Peguei a mala e fui para um ponto de ônibus que avistei de longe, perto de uma banca de revista. Chegando lá, não sabia qual ônibus pegaria e muito onde desceria, já que só tinha ido uma vez ao seminário e de quebra não decorara onde ficava. Tinha apenas uma lembrança muito vaga que ficava no bairro do Farol.

Como não tive a coragem de perguntar qual ônibus passaria pelo Farol, fui arriscar no primeiro que passasse descendo a Avenida Durval de Góes Monteiro. Na minha cabeça, todo ônibus que descesse por ali ia para o Farol.

Subi no Clima Bom/Iguatemi, paguei a tarifa de R$ 1,70 e fui sentar.

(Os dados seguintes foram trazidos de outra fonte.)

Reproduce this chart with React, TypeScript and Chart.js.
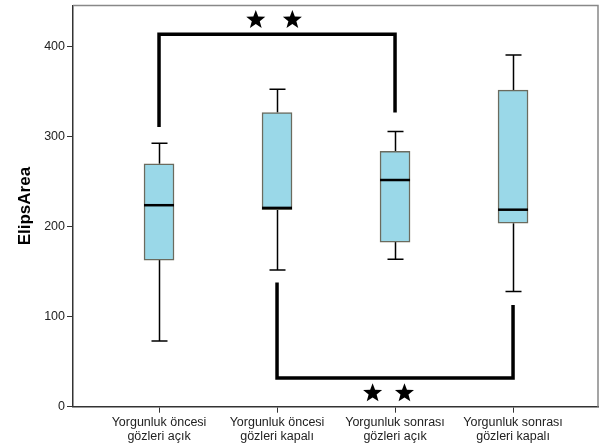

O ônibus estava cheio, mas tinha um lugar sobrando lá no fundão. Foi lá que eu sentei.

Tudo estava tranquilo até que entraram pela porta de saída dois rapazes, um deles sentou do meu lado e o outro ficou em pé do lado do colega. Até então tudo bem, mas logo percebi que o rapaz do meu lado estava nervoso e observava muito a minha mala. Fiquei de orelha em pé e reagi puxando conversa com ele. Vou fazer amizade!

– Hoje é um dia para ir à praia, não acha? – Perguntei.

– Oi? Ah, sim. – Respondeu todo desconfiado o rapaz.

– Queria muito ir hoje à praia. Pena que não posso… Tenho que trabalhar!

– É assim mesmo!

– Com certeza um dia as coisas melhoram, num tá cá peste!

– É verdade. – Disse o rapaz rindo.

De repente o outro que estava em pé cutucou o seu colega chamando a sua atenção e com um gesto de cabeça fez com que ele me abordasse assim:

Véi, é mal aí, mas passa o celular!

– Como é?! – Disse tenso e tremendo.

– Passa logo, Véi, ou te furo aqui mesmo! – Falou o rapaz que estava em pé levantando a camisa.

Fiquei completamente assustado, nunca tinha passado por uma situação como aquela. Tirei o celular do bolso e entreguei. Quando o que estava sentado do meu lado ia se levando o que estava em pé disse:

– Passa o relógio também! Agora, Véi! – Disse todo valente.

– Não, Véi, já está bom! O cara é gente fina! – Disse o outro tentando “amenizar” o prejuízo do assalto.

– Cala a boca e pega logo essa merda!

– Aí meu, foi mal, mas passa o relógio também!

Depois que entreguei o relógio eles desceram no primeiro ponto que o ônibus parou.

Fiquei atordoado. Sem acreditar no que tinha passado naquele momento, desci na Praça Centenário e de lá peguei um taxi até o seminário. Depois de alguns minutos, assim que a ficha caiu, fiquei revoltado e xingando muito as duas figuras que acabaram de me dar às boas vindas para minha nova cidade!

José Marques

Santos – São Paulo, 28 de dezembro de 2011.